Where the index is stored

By default, NistChemPy stores the local index in the platform-specific user cache directory under nistchempy/webbook-index. The exact path depends on the operating system.

Print the resolved default path with:

nistchempy index path

The same path is available from Python:

import nistchempy as nist

nist.WebBookIndex.default_path()

Use --path to build or read an index at a project-local location:

nistchempy index build --path ./webbook-index --accept-data-terms
nistchempy index search benzene --path ./webbook-index

Project-local index directories should normally be added to .gitignore. Do not commit generated full indexes, raw page caches, or other large WebBook-derived artifacts to public repositories.

How to check status

Use the status command if you built an index earlier and forgot where it is, or if you want to check whether a build completed:

nistchempy index status
nistchempy index status --path ./webbook-index

How the index is formed

A full local-index build has two conceptual stages:

discovery strategy -> seeds.csv -> compound-page enrichment -> index.csv

The discovery stage finds candidate WebBook compounds and writes seeds.csv.
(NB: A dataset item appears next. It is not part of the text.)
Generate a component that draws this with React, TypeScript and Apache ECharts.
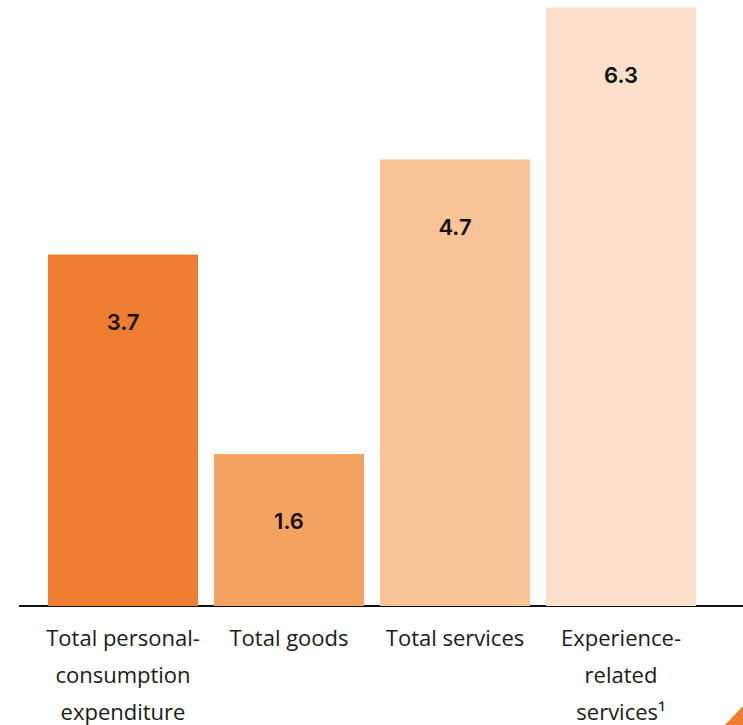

The enrichment stage visits compound pages and extracts metadata, structure links, and section availability URLs into index.csv.

Supported discovery strategies are:

formula-browser

Traverses the WebBook formula browser and is the default general-purpose strategy.

sitemap

Reads WebBook sitemap files when available. It is useful as an audit or supplementary source.

formula-search

Uses bounded formula-search subdivision. This strategy requires explicit formula bounds and records unresolved query regions for later inspection.

Build the default index with:

nistchempy index build --accept-data-terms

Warning

A full section-availability index can require visiting one WebBook page per compound.

With a polite 3 second delay and roughly 100,000-150,000 pages, an initial rebuild can take about 3.5-5+ days before retries and network overhead.

Use --path for an explicit cache location and rerun the command to resume interrupted enrichment work.

Importing an existing local CSV

If you already have a local index CSV, import it into the cache layout:

nistchempy index build \
  --from-csv /path/to/index.csv \
  --path ./webbook-index \
  --accept-data-terms

This does not make the CSV redistributable. It only records it as a local user artifact in NistChemPy’s current cache layout.

Using the index from Python

import nistchempy as nist

index = nist.get_local_index('./webbook-index')
index.search('benzene')
index.available_properties('C71432')